As with all renovations, perhaps the most controversial part of the work in Britain isn’t the work itself, but the price tag attached to it. Though a majority of British parliamentarians voted in favor of leaving the building so that the refurbishment could take place, several cited the cost as a concern. Indeed, a recent Guardian column likened the refurb to an expenses scandal a decade prior, in which MPs were revealed to have claimed millions in dubious expenses at the taxpayers’ cost, from a £0.79 package of biscuits to a £1,645 floating duck house. MPs were, the column’s author, Simon Jenkins, wrote, “laughing in the face of their public image.”

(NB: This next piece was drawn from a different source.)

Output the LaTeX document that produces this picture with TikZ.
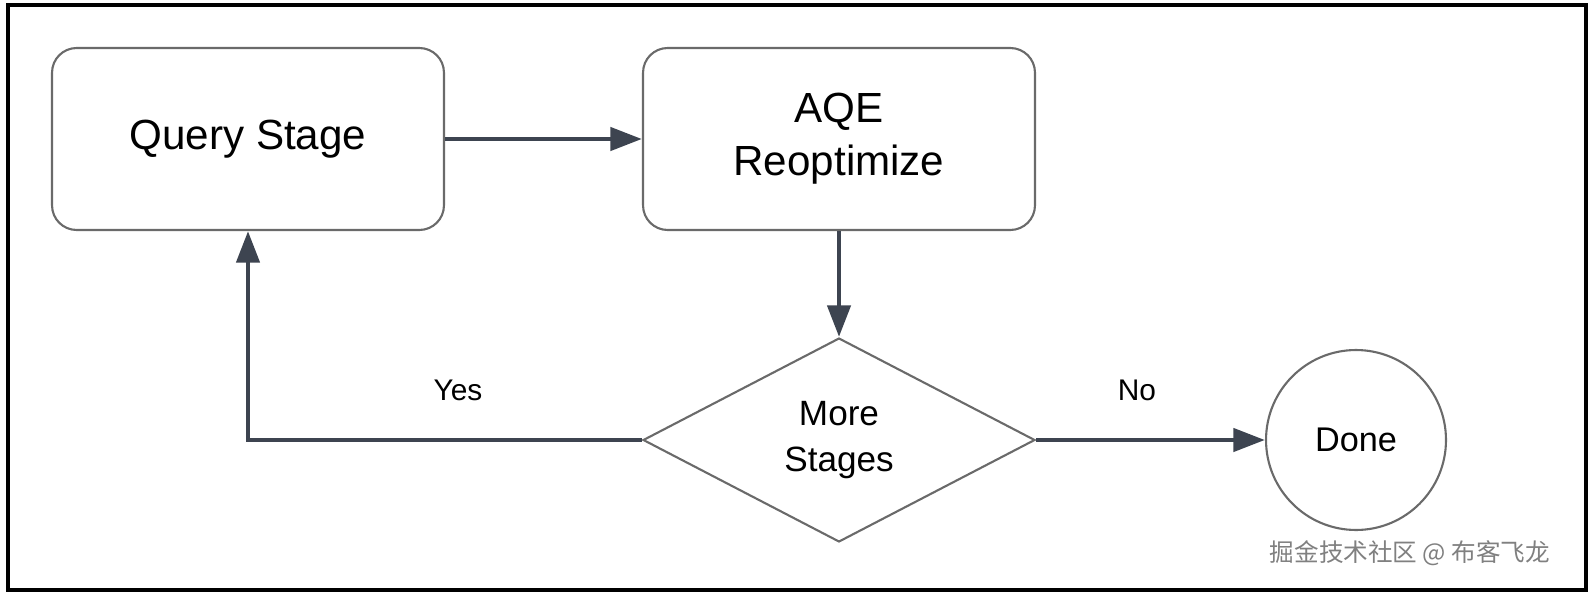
\documentclass[tikz,border=0pt]{standalone}
\usepackage{fontspec}
\setmainfont{Liberation Sans}
\newfontfamily\cjk{Noto Sans CJK SC}
\usetikzlibrary{arrows.meta,shapes.geometric}
\definecolor{arr}{HTML}{3D4450}
\definecolor{bord}{HTML}{6A6A6A}
\begin{document}
\begin{tikzpicture}[x=0.02cm,y=-0.02cm,
  box/.style={draw=bord,line width=1.2pt,rounded corners=14pt,minimum width=7.84cm,minimum height=3.64cm,align=center,font=\fontsize{24}{30}\selectfont},
  conn/.style={draw=arr,line width=2.8pt,-{Triangle[length=18pt,width=13pt]}},
  lbl/.style={font=\fontsize{17}{20}\selectfont}]
\useasboundingbox (0,0) rectangle (1594,598);
\draw[line width=1.8pt] (8,5) rectangle (1586,590);
\node[box] (q) at (248,139) {Query Stage};
\node[box] (a) at (839,139) {AQE\\Reoptimize};
\node[diamond,draw=bord,line width=1.2pt,minimum width=7.84cm,minimum height=4.08cm,inner sep=0pt,align=center,font=\fontsize{20}{26}\selectfont] (m) at (839,440) {More\\Stages};
\node[circle,draw=bord,line width=1.2pt,minimum size=3.6cm,font=\fontsize{19.5}{22}\selectfont] (d) at (1356,440) {Done};
\draw[conn] (q.east) -- (a.west);
\draw[conn] (a.south) -- (m.north);
\draw[conn] (m.west) -| (q.south);
\draw[conn] (m.east) -- (d.west);
\node[lbl] (y) at (458,390) {Yes};
\node[lbl] (n) at (1137,390) {No};
\node[font=\fontsize{14}{16}\selectfont\cjk,text=gray] (w) at (1410,553) {掘金技术社区 @ 布客飞龙};
\end{tikzpicture}
\end{document}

Shenton, the archivist, said Westminster has seen the debate over how much is too much to spend before. “The debates that took place in the late 1830s and ’40s about ‘Why are we spending all of this money on Parliament? Why is Parliament in Westminster, shouldn’t it move away from London?’ … all of these sorts of things occurred in the 19th century and they’re all coming up again,” she said, noting that much of the opposition stems from a cross-generational desire for government not to be seen to be investing too much in itself, “when in fact they’re not. They’re actually spending money on the most famous building in Britain.”
The average tenure for a member of Parliament is just over eight years, which means most of Britain’s serving lawmakers will likely not be in office long enough to serve in the newly refurbished palace. “The generation of MPs who will be reoccupying the building when we finish this, the younger ones are probably at school now,” Healey said. “We’re building a Parliament for that generation—digital natives, brought up with the internet, brought up with smartphones, in a building that has so much space at the moment dedicated to moving bits of paper around.”